To clarify, this is with empirical formula where you have a ratio of the elements, to $1:5$ and $5:1$ would be equivalent, only because the ratio we are comparing against in this case is $1:1$, this is an edge case.
You are expecting computing errors and computing ratios to commute, which is not the case.

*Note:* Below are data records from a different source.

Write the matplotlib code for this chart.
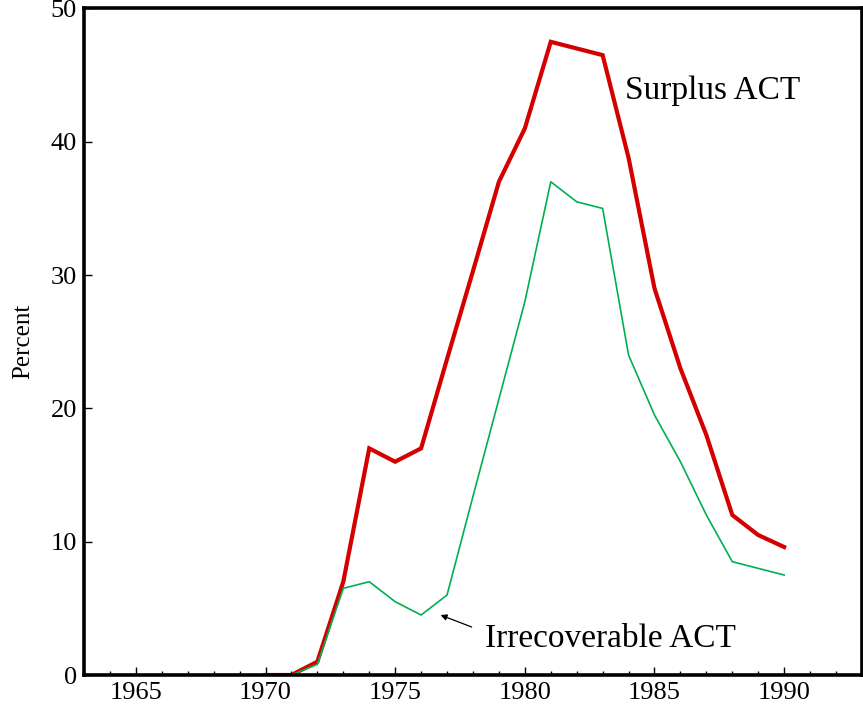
import matplotlib
matplotlib.use("Agg")
import matplotlib.pyplot as plt
from matplotlib.ticker import MultipleLocator

years = [1970, 1971, 1972, 1973, 1974, 1975, 1976, 1977, 1978, 1979, 1980,
         1981, 1982, 1983, 1984, 1985, 1986, 1987, 1988, 1989, 1990]
surplus_act = [0, 0, 1.0, 7.0, 17.0, 16.0, 17.0, 23.7, 30.3, 37.0, 41.0,
               47.5, 47.0, 46.5, 38.8, 29.0, 23.0, 18.0, 12.0, 10.5, 9.6]
irrecoverable_act = [0, 0, 0.8, 6.5, 7.0, 5.5, 4.5, 6.0, 13.4, 20.7, 28.0,
                     37.0, 35.5, 35.0, 24.0, 19.5, 16.0, 12.0, 8.5, 8.0, 7.5]
x_ticks = [1965, 1970, 1975, 1980, 1985, 1990]
y_ticks = [0, 10, 20, 30, 40, 50]

plt.rcParams['font.family'] = ['Liberation Serif', 'DejaVu Serif']

fig = plt.figure(figsize=(8.63, 7.06), dpi=100)
ax = fig.add_axes([0.0973, 0.0439, 0.9015, 0.9441])

ax.plot(years, surplus_act, color='#d40000', lw=3.0, zorder=2, solid_joinstyle='miter')
ax.plot(years, irrecoverable_act, color='#00b050', lw=1.2, zorder=3)

ax.set_xlim(1963, 1993)
ax.set_ylim(0, 50)
ax.set_xticks(x_ticks)
ax.set_yticks(y_ticks)
ax.xaxis.set_minor_locator(MultipleLocator(1))
ax.tick_params(axis='both', which='major', direction='in', length=6, width=1,
               labelsize=19, pad=5)
ax.tick_params(axis='x', which='minor', direction='in', length=3, width=1)
ax.tick_params(axis='y', which='minor', left=False)
for s in ax.spines.values():
    s.set_linewidth(2.6)
    s.set_zorder(4)

ax.set_ylabel('Percent', fontsize=18, labelpad=12)

ax.text(1983.85, 43.8, 'Surplus ACT', fontsize=24, va='center', ha='left')
ax.text(1978.45, 2.7, 'Irrecoverable ACT', fontsize=24, va='center', ha='left')
ax.annotate('', xy=(1976.75, 4.5), xytext=(1977.95, 3.6),
            arrowprops=dict(arrowstyle='-|>', color='black', lw=0.9,
                            mutation_scale=9, shrinkA=0, shrinkB=0))

fig.savefig('out.png', dpi=100)
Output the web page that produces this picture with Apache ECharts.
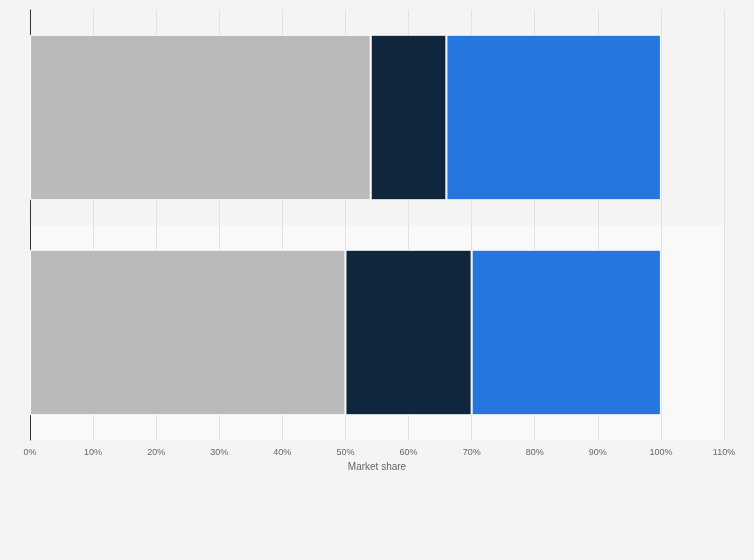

Let us take a simple case, where you want to mix $5$ units of $A$ with $1$ unit of $B$. We will imagine you can measure $A$ perfectly, so the only error is on the quantity of $B$, which we call $\Delta B$.
One ideal ratio is $\frac BA=0.2$. If we make an error $\Delta B$ in the quantity of $B$, the ratio changes to $\frac {B+\Delta B}A$ and the error is about $\frac {\Delta B}A =\frac 15\cdot \frac{\Delta B}B$
Another ideal ratio is $\frac AB=5$ If we make an error $\Delta B$ in the quantity of $B$, the ratio changes to $\frac A{B+\Delta B}$ and the error is about $-{\Delta B}\frac A{B^2} =-5\cdot \frac{\Delta B}B$
These work as long as $\Delta B \ll B$. You need to adjust your expectations.